Kirby Smart has a chance to become Nick Saban's one true peer

It's coming, and we can't wait. It's the College Football National Championship Game and so much more. It's Georgia, the reigning champion, the big dog back in the house, against TCU, the hypnotizing underfrog, the team no one saw coming. It's the last dance for UGa quarterback Stetson Bennett IV, the most clutch player in the playoff era, against the doubters and haters who've yet to give the man his due.


It is his last dance, isn't it? Bennett's longevity has surpassed mockery, and his stature has grown into an inevitability when it's win or go home.


There is one more compelling game within the game of particular importance around here, where it still takes getting used to when Alabama is absent from the festivities. This matchup is mythical, but it will have the locals taking it in and breaking it down long after the final blast of red or purple confetti.


It's Kirby Smart vs. Nick Saban. The protege has an unprecedented opportunity Monday night. He can surpass his mentor without facing him and go where even the GOAT has not gone.


No one has won back-to-back national championships in the four-team playoff era. No one has survived two playoff games in each of two consecutive seasons. Georgia, with Smart fully in charge, can be that someone. Fun fact: If they get it done, the Dawgs will be the only ones - ever - because next season is the final year of the four-team playoff.


Not long after it started in 2014, this playoff era quickly became an extension of Alabama's unprecedented era of excellence. Now it's almost totally gone to the Dawgs. Or it will if they can step on the Frogs.

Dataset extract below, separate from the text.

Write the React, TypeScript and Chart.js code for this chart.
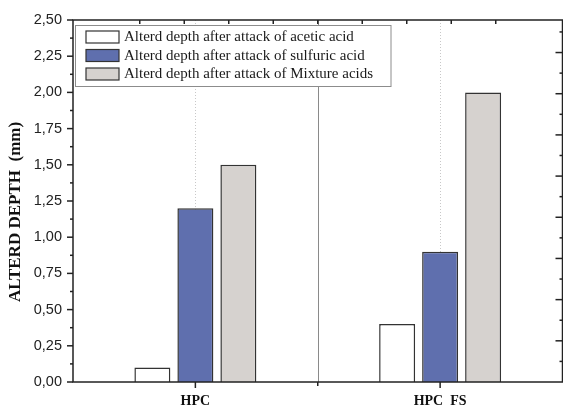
import React, { useEffect, useRef } from 'react';
import { Chart, registerables } from 'chart.js';

Chart.register(...registerables);

const categories = ['HPC', 'HPC  FS'];
const seriesLabels = [
  'Alterd depth after attack of acetic acid',
  'Alterd depth after attack of sulfuric acid',
  'Alterd depth after attack of Mixture acids',
];
const aceticValues = [0.1, 0.4];
const sulfuricValues = [1.2, 0.9];
const mixtureValues = [1.5, 2.0];
const yMin = 0;
const yMax = 2.5;
const yStep = 0.25;
const yTitle = 'ALTERD DEPTH  (mm)';

const seriesColors = ['#ffffff', '#5f6fae', '#d6d2cf'];
const AXIS = '#222222';

const fmt = (v: number) => v.toFixed(2).replace('.', ',');

const framePlugin = {
  id: 'framePlugin',
  beforeDatasetsDraw(chart: any) {
    const { ctx, chartArea: a, scales } = chart;
    const x = scales.x;
    ctx.save();
    // dotted lines at category centers
    ctx.strokeStyle = '#c8c8c8';
    ctx.lineWidth = 1;
    ctx.setLineDash([1, 2]);
    categories.forEach((_, i) => {
      const px = Math.round(x.getPixelForValue(i)) + 0.5;
      ctx.beginPath();
      ctx.moveTo(px, a.top);
      ctx.lineTo(px, a.bottom);
      ctx.stroke();
    });
    ctx.setLineDash([]);
    // divider lines between categories
    ctx.strokeStyle = '#8a8a8a';
    for (let i = 1; i < categories.length; i++) {
      const px = Math.round((x.getPixelForValue(i - 1) + x.getPixelForValue(i)) / 2) + 0.5;
      ctx.beginPath();
      ctx.moveTo(px, a.top);
      ctx.lineTo(px, a.bottom);
      ctx.stroke();
    }
    ctx.restore();
  },
  afterDraw(chart: any) {
    const { ctx, chartArea: a, scales } = chart;
    const { x, y, x2, y2 } = scales;
    ctx.save();
    ctx.strokeStyle = AXIS;
    ctx.lineWidth = 1.5;
    const seg = (x1: number, y1: number, x2_: number, y2_: number) => {
      ctx.beginPath();
      ctx.moveTo(x1, y1);
      ctx.lineTo(x2_, y2_);
      ctx.stroke();
    };
    // frame
    ctx.strokeRect(a.left, a.top, a.right - a.left, a.bottom - a.top);
    // left ticks (outward)
    for (let v = yMin; v <= yMax + 1e-9; v += yStep / 2) {
      const major = Math.abs(v / yStep - Math.round(v / yStep)) < 1e-6;
      const py = y.getPixelForValue(v);
      seg(a.left, py, a.left - (major ? 6 : 3), py);
    }
    // bottom ticks (outward)
    categories.forEach((_, i) => {
      const px = x.getPixelForValue(i);
      seg(px, a.bottom, px, a.bottom + 6);
    });
    for (let i = 1; i < categories.length; i++) {
      const px = (x.getPixelForValue(i - 1) + x.getPixelForValue(i)) / 2;
      seg(px, a.bottom, px, a.bottom + 4);
    }
    // top ticks (inward)
    for (let v = x2.min + 1; v < x2.max; v += 1) {
      const px = x2.getPixelForValue(v);
      seg(px, a.top, px, a.top + 4);
    }
    // right ticks (inward)
    for (let v = y2.min + 0.5; v < y2.max; v += 0.5) {
      const major = Math.abs(v - Math.round(v)) < 1e-6;
      const py = y2.getPixelForValue(v);
      seg(a.right, py, a.right - (major ? 7 : 3), py);
    }

    // y axis title
    ctx.save();
    ctx.translate(16, 212);
    ctx.rotate(-Math.PI / 2);
    ctx.fillStyle = '#111';
    ctx.font = 'bold 17px "Liberation Serif", "Times New Roman", serif';
    ctx.textAlign = 'center';
    ctx.textBaseline = 'middle';
    ctx.fillText(yTitle, 0, 0);
    ctx.restore();

    // legend
    const lx = 75.5, ly = 25.5, lw = 315.5, lh = 61;
    ctx.fillStyle = '#ffffff';
    ctx.fillRect(lx, ly, lw, lh);
    ctx.strokeStyle = '#8c8c8c';
    ctx.lineWidth = 1;
    ctx.strokeRect(lx, ly, lw, lh);
    ctx.font = '15px "Liberation Serif", "Times New Roman", serif';
    ctx.textAlign = 'left';
    ctx.textBaseline = 'middle';
    chart.data.datasets.forEach((ds: any, i: number) => {
      const sy = 31 + i * 18.5;
      ctx.fillStyle = ds.backgroundColor;
      ctx.fillRect(86, sy, 33, 12);
      ctx.strokeStyle = '#333';
      ctx.lineWidth = 1.2;
      ctx.strokeRect(86, sy, 33, 12);
      ctx.fillStyle = '#1a1a1a';
      ctx.fillText(ds.label, 124, sy + 6.5);
    });
    ctx.restore();
  },
};

export default function App() {
  const ref = useRef<HTMLCanvasElement | null>(null);
  useEffect(() => {
    if (!ref.current) return;
    const valueSets = [aceticValues, sulfuricValues, mixtureValues];
    const chart = new Chart(ref.current, {
      type: 'bar',
      data: {
        labels: categories,
        datasets: valueSets.map((vals, i) => ({
          label: seriesLabels[i],
          data: vals,
          backgroundColor: seriesColors[i],
          borderColor: '#333333',
          borderWidth: 1.5,
          categoryPercentage: 0.527,
          barPercentage: 0.837,
        })),
      },
      options: {
        responsive: false,
        animation: false,
        layout: { padding: { top: 20, right: 0.5, left: 0, bottom: 0 } },
        plugins: {
          legend: { display: false },
          tooltip: { enabled: false },
        },
        scales: {
          x: {
            type: 'category',
            offset: true,
            grid: { display: false, drawTicks: false },
            border: { display: false },
            ticks: {
              color: '#111',
              padding: 11,
              maxRotation: 0,
              font: { family: '"Liberation Serif", "Times New Roman", serif', size: 14, weight: 'bold' },
            },
            afterFit: (s: any) => { s.height = 26; },
          },
          x2: {
            type: 'linear',
            position: 'top',
            min: 0,
            max: 10,
            grid: { display: false, drawTicks: false },
            border: { display: false },
            ticks: { display: false },
            afterFit: (s: any) => { s.height = 0; },
          },
          y: {
            type: 'linear',
            min: yMin,
            max: yMax,
            grid: { display: false, drawTicks: false },
            border: { display: false },
            ticks: {
              stepSize: yStep,
              color: '#222',
              padding: 11,
              font: { family: '"Liberation Sans", Arial, sans-serif', size: 14.5 },
              callback: (v: any) => fmt(Number(v)),
            },
            afterFit: (s: any) => { s.width = 73; },
          },
          y2: {
            type: 'linear',
            position: 'right',
            min: 0,
            max: 8.79,
            grid: { display: false, drawTicks: false },
            border: { display: false },
            ticks: { display: false },
            afterFit: (s: any) => { s.width = 0; },
          },
        },
      },
      plugins: [framePlugin],
    } as any);
    return () => chart.destroy();
  }, []);
  return (
    <div style={{ position: 'absolute', left: 0, top: 0, width: 563, height: 408, background: '#fff' }}>
      <canvas ref={ref} width={563} height={408} style={{ display: 'block' }} />
    </div>
  );
}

No offense to Sonny Dykes and his tremendous debut with TCU, but Smart looks up at only one coach at work today, and Saban has only one true challenger. From the standpoint of history, Saban's place in that pecking order is secure now and likely forevermore. He is the consensus greatest college football coach of all time, and nothing that happens Monday night will recalibrate that equation.


From the perspective of who's the boss now, however, the scoreboard will tell all. A Georgia victory will elevate Smart like none of his previous 80 triumphs as a college head coach. Win this game, complete this undefeated season, put the cap on back-to-back titles, and the ground shifts beneath us. Maybe, with the San Andreas Fault nearby, it actually may quake.


Georgia wins, and Smart will own as many national championships since leaving Saban as Saban himself in this seven-year span. The count will be 2 and 2, 1 and 1 in head-to-head national title matchups, but recency bias tilts the argument toward Smart.


In some ways, Georgia going back-to-back would be more impressive than the last team to accomplish that feat, which, of course, was Alabama in 2011 and 2012. With Saban running the organization and Smart coordinating the defense, the Crimson Tide still needed some good fortune because they lost a regular-season game each season. They didn't have to play in the SEC Championship Game in 2011, and the "playoff" each year consisted of a single BCS Championship Game.


Still, stacking 13-1 upon 12-1 to capture two straight big rings is a memorable feat. So what does it say that Georgia went 14-1 last season and is 60 minutes away from 15-0? What does it mean that Georgia didn't lose a regular-season game during either run and its only defeat during the impending repeat will have been to Alabama in the 2021 SEC Championship Game?